══ Data rows

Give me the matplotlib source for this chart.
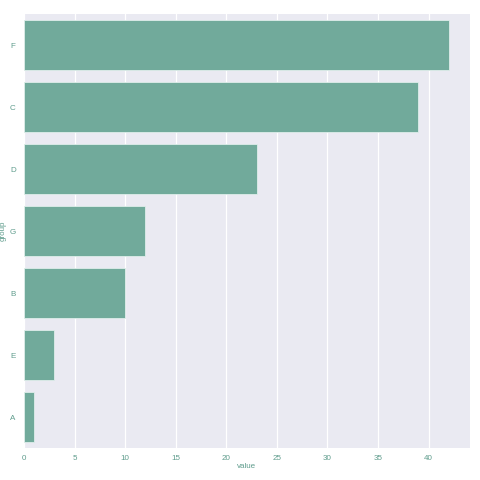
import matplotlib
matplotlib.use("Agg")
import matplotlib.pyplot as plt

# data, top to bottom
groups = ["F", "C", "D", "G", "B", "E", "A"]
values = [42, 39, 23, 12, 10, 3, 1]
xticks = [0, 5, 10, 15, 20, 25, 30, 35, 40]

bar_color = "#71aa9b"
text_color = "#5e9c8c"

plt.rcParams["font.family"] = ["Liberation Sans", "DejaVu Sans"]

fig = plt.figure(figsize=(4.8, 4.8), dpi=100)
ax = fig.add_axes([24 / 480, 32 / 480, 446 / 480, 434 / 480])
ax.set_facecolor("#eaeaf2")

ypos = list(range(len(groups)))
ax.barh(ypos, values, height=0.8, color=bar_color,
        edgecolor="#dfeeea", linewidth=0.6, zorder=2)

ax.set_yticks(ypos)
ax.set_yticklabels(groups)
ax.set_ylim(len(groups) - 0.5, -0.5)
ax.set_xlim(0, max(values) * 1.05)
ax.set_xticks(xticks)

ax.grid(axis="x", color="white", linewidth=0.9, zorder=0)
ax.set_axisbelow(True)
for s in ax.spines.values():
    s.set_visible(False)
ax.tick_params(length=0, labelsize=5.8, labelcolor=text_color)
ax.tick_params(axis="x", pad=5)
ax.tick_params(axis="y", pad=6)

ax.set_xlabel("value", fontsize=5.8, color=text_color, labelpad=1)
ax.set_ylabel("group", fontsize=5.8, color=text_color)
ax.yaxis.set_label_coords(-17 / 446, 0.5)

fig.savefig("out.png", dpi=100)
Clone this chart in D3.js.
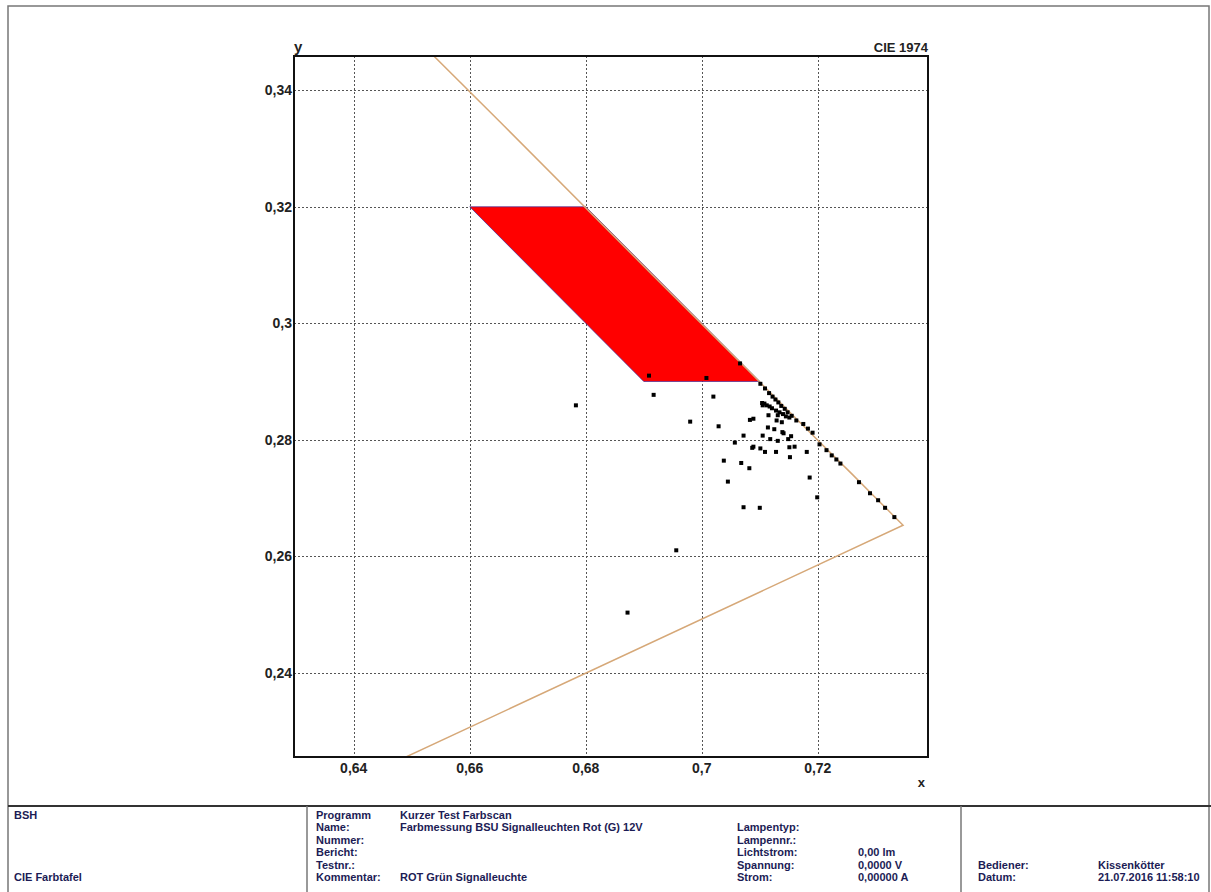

════

▶ **What the task asks**
Report how many lines of the listing above include the word "this". Say nothing but the number.

▶ **Answer**
2